Give the listing again exactly, omitting its images.

*Stored data:*
▼

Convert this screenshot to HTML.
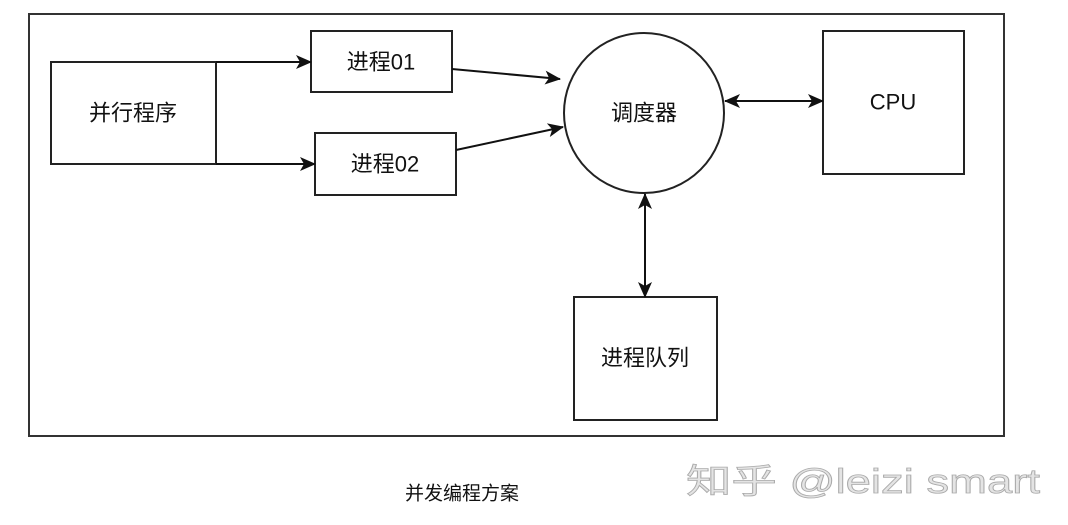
<!DOCTYPE html>
<html><head><meta charset="utf-8"><style>
html,body{margin:0;padding:0;background:#fff;width:1068px;height:525px;overflow:hidden}
svg text{font-family:"Liberation Sans","Noto Sans CJK SC",sans-serif;fill:#111}
</style></head><body>
<svg width="1068" height="525" viewBox="0 0 1068 525" xmlns="http://www.w3.org/2000/svg">
<defs><marker id="a" markerWidth="16" markerHeight="14" refX="15" refY="7" orient="auto" markerUnits="userSpaceOnUse"><path d="M0,0 L16,7 L0,14 L4,7 Z" fill="#111"/></marker>
<marker id="b" markerWidth="16" markerHeight="14" refX="1" refY="7" orient="auto" markerUnits="userSpaceOnUse"><path d="M16,0 L0,7 L16,14 L12,7 Z" fill="#111"/></marker></defs>
<g fill="none" stroke="#222" stroke-width="2">
<rect x="29" y="14" width="975" height="422" stroke="#333"/>
<rect x="51" y="62" width="165" height="102"/>
<rect x="311" y="31" width="141" height="61"/>
<rect x="315" y="133" width="141" height="62"/>
<circle cx="644" cy="113" r="80"/>
<rect x="823" y="31" width="141" height="143"/>
<rect x="574" y="297" width="143" height="123"/>
</g>
<g stroke="#111" stroke-width="2" fill="none">
<line x1="216" y1="62" x2="311" y2="62" marker-end="url(#a)"/>
<line x1="216" y1="164" x2="315" y2="164" marker-end="url(#a)"/>
<line x1="452" y1="69" x2="560" y2="79" marker-end="url(#a)"/>
<line x1="456" y1="150" x2="563" y2="127" marker-end="url(#a)"/>
<line x1="725" y1="101" x2="823" y2="101" marker-start="url(#b)" marker-end="url(#a)"/>
<line x1="645" y1="194" x2="645" y2="297" marker-start="url(#b)" marker-end="url(#a)"/>
</g>
<g font-size="22" text-anchor="middle" dominant-baseline="central">
<text x="133" y="113">并行程序</text>
<text x="381" y="62">进程01</text>
<text x="385" y="164">进程02</text>
<text x="644" y="113">调度器</text>
<text x="893" y="102">CPU</text>
<text x="645" y="358">进程队列</text>
<text x="462" y="494" font-size="19">并发编程方案</text>
</g>
<text x="686" y="493" font-size="34" textLength="354" lengthAdjust="spacingAndGlyphs" style="fill:#e4e4e4" stroke="#aaa" stroke-width="0.8">知乎 @leizi smart</text>
</svg>
</body></html>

▲

*Output of the exercise:*
Convert this screenshot to HTML.
<!DOCTYPE html>
<html><head><meta charset="utf-8"><style>
html,body{margin:0;padding:0;background:#fff;width:1068px;height:525px;overflow:hidden}
svg text{font-family:"Liberation Sans","Noto Sans CJK SC",sans-serif;fill:#111}
</style></head><body>
<svg width="1068" height="525" viewBox="0 0 1068 525" xmlns="http://www.w3.org/2000/svg">
<defs><marker id="a" markerWidth="16" markerHeight="14" refX="15" refY="7" orient="auto" markerUnits="userSpaceOnUse"><path d="M0,0 L16,7 L0,14 L4,7 Z" fill="#111"/></marker>
<marker id="b" markerWidth="16" markerHeight="14" refX="1" refY="7" orient="auto" markerUnits="userSpaceOnUse"><path d="M16,0 L0,7 L16,14 L12,7 Z" fill="#111"/></marker></defs>
<g fill="none" stroke="#222" stroke-width="2">
<rect x="29" y="14" width="975" height="422" stroke="#333"/>
<rect x="51" y="62" width="165" height="102"/>
<rect x="311" y="31" width="141" height="61"/>
<rect x="315" y="133" width="141" height="62"/>
<circle cx="644" cy="113" r="80"/>
<rect x="823" y="31" width="141" height="143"/>
<rect x="574" y="297" width="143" height="123"/>
</g>
<g stroke="#111" stroke-width="2" fill="none">
<line x1="216" y1="62" x2="311" y2="62" marker-end="url(#a)"/>
<line x1="216" y1="164" x2="315" y2="164" marker-end="url(#a)"/>
<line x1="452" y1="69" x2="560" y2="79" marker-end="url(#a)"/>
<line x1="456" y1="150" x2="563" y2="127" marker-end="url(#a)"/>
<line x1="725" y1="101" x2="823" y2="101" marker-start="url(#b)" marker-end="url(#a)"/>
<line x1="645" y1="194" x2="645" y2="297" marker-start="url(#b)" marker-end="url(#a)"/>
</g>
<g font-size="22" text-anchor="middle" dominant-baseline="central">
<text x="133" y="113">并行程序</text>
<text x="381" y="62">进程01</text>
<text x="385" y="164">进程02</text>
<text x="644" y="113">调度器</text>
<text x="893" y="102">CPU</text>
<text x="645" y="358">进程队列</text>
<text x="462" y="494" font-size="19">并发编程方案</text>
</g>
<text x="686" y="493" font-size="34" textLength="354" lengthAdjust="spacingAndGlyphs" style="fill:#e4e4e4" stroke="#aaa" stroke-width="0.8">知乎 @leizi smart</text>
</svg>
</body></html>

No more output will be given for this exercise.